7
7
«…Я хочу рассказать вам, милый Илья, как это со мной произошло, как я вдруг понял самого себя.
Стасов, неумеренный в похвалах, сравнивал мою «Женитьбу» с «Каменным гостем» Даргомыжского и весьма превозносил мой «Раек». Но я скоро понял, что «Женитьба» – это эксперимент, не более. А «Раек» – да, это было свежо, зло, доставляло друзьям много удовольствия, но пройдут годы, и уже придется объяснять, кто такой Фиф, а кто муза Евтерпа, и почему надо смеяться над бедной Патти [52]. Я не отрекаюсь ни от «Женитьбы», ни от «Райка», но ведь это были все присказки, а сказка-то… была рядом… Нас учили: чем ближе к жизни, тем прекраснее. Что я слышу, то и должен запечатлеть. Но ведь каждый слышит по-своему. А если все одинаково, зачем же искусство? Что может оно открыть?
Я подслушал плач сироты, меня преследовал детский надорванный голос: тогда лишь стало мне легче, когда я его записал. Но мне хотелось большего: сотворить из этого мелодию. Копировать жизнь – значит в какой-то мере искажать ее. Копируешь то, что лежит на поверхности, а ведь это лишь приметы жизни.
О, я никогда не пренебрегал формой. Жаль, что не могу показать вам свои варианты. У меня их множество, и каждый дорог мне. Но, стремясь к идеалу, а он всегда носился передо мной, я хотел добраться до глубины, показать невидимые миру слезы…
И пока слушал Балакирева, вспоминал уроки Даргомыжского и новизну его, я сам все время ждал какого-то откровения, озарения. И – дождался. Только боюсь, не сумею об этом рассказать.
Действительно, я подсмотрел сцену юродивого с молодой бабенкой. Несчастный объяснялся в любви. На поверхностный взгляд это было смешно. Ничего нелепее я не видывал; парень неуклюже топтался на месте, бессмысленно усмехался и протягивал вперед длинные руки, как бы загребая ими воздух. Казалось, он не по-серьезному объясняется, а ломает дурака, чтобы рассмешить женщину – авось подаст ему грош. Но его голос был выразительнее лица и рук, выразительнее слов. Жалобы, обращенные к женщине, накатывали одна на другую, как волны. Диапазон был невелик, а интонации болезненно однообразны. Юродивый шептал одни и те же слова, вроде: «Светик Саввишна, пожалей меня». Но, в сущности, он рассказывал свою жизнь, и в этой исповеди было все лучшее, что таилось в душе обездоленного человека. То был единственный миг озарения, когда он почувствовал себя человеком. И вся безнадежность и обреченность».
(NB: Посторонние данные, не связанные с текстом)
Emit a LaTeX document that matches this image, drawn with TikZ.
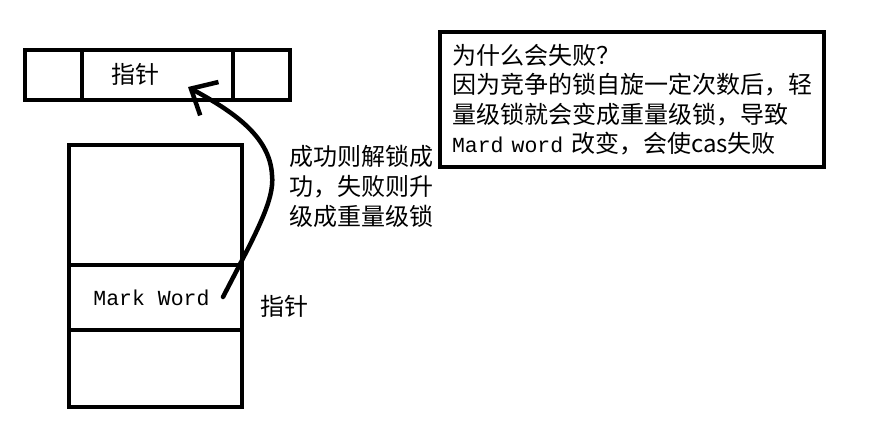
\documentclass[tikz,border=0pt]{standalone}
\usepackage{fontspec}
\setmainfont{Noto Sans CJK SC}
\setmonofont{Liberation Mono}
\usetikzlibrary{positioning,arrows.meta}

\tikzset{
  cell/.style={draw, line width=4.5pt, inner sep=0pt, outer sep=0pt},
  cjktext/.style={font=\fontsize{24}{30}\selectfont, inner sep=0pt},
}

\begin{document}
\begin{tikzpicture}[x=1pt, y=-1pt]
    \useasboundingbox (0,0) rectangle (876,425);

    % pointer row
    \node[cell, minimum width=57pt, minimum height=50pt, anchor=north west] (rowleft) at (25,50) {};
    \node[cell, minimum width=151pt, minimum height=50pt, right=0pt of rowleft] (rowmid) {};
    \node[cell, minimum width=57pt, minimum height=50pt, right=0pt of rowmid] (rowright) {};
    \node[cjktext] (rowlabel) at (135,74) {指针};

    % object header
    \node[cell, minimum width=173pt, minimum height=120pt, anchor=north west] (objtop) at (69,145) {};
    \node[cell, minimum width=173pt, minimum height=65pt, below=0pt of objtop,
          font=\ttfamily\fontsize{21.5}{26}\selectfont] (markword) {Mark\ Word\hspace*{8pt}};
    \node[cell, minimum width=173pt, minimum height=77pt, below=0pt of markword] (objbottom) {};

    \node[cjktext] (sidelabel) at (284,306) {指针};
    \node[cjktext, align=left, anchor=north west] (cas) at (289,145) {成功则解锁成\\功，失败则升\\级成重量级锁};

    \node[cell, cjktext, align=left, minimum width=383pt, minimum height=135pt,
          anchor=north west, text width=360pt, inner xsep=12pt,
          font=\fontsize{24}{29.5}\selectfont] (why) at (440,32)
          {为什么会失败？\\因为竞争的锁自旋一定次数后，轻\\量级锁就会变成重量级锁，导致\\{\ttfamily\fontsize{21.5}{29.5}\selectfont Mard word }改变，会使cas失败};

    \coordinate (tail) at (223,297);
    \coordinate (bend) at (272,175);
    \coordinate (head) at (188,87);
    \draw[line width=4.5pt, line cap=round, -{Straight Barb[length=21pt, width=38pt]}]
        (tail) .. controls (255,235) and (275,200) .. (bend)
               .. controls (270,135) and (230,110) .. (head);
\end{tikzpicture}
\end{document}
«…Дальше, дальше!-нетерпеливо вслушивался художник.– Теперь-то повеяло воздухом…»
«Наконец молодуха, испугавшись, вскрикнула и, оттолкнув юродивого, бросилась прочь. Он опустил руки и потупился. Я медленно побрел домой.
Долго ходил я по комнате, вспоминая увиденную сцену. Мой слух обострился сильнее, чем давеча… В эти минуты я не отделял себя от того несчастного и, должно быть, именно потому нашел осмысленную и оправданную мелодию, то, чего не было в словах юродивого, но было в его душе. Открыл мелодию! Записать же этот полубезумный, сочиненный мною монолог уже не стоило труда: он врезался мне в душу своим минорным ладом, частыми модуляциями, народным пятидольным размером. Потом, совершенно обессиленный, я бросился на свою оттоманку.
«Как труп в пустыне я лежал». О, как понятны мне эти слова! Я был как труп после пережитого: без мысли, без дыханья. И «божий глас» раздался. Потому что вскоре после этого я замахнулся на «Бориса Годунова».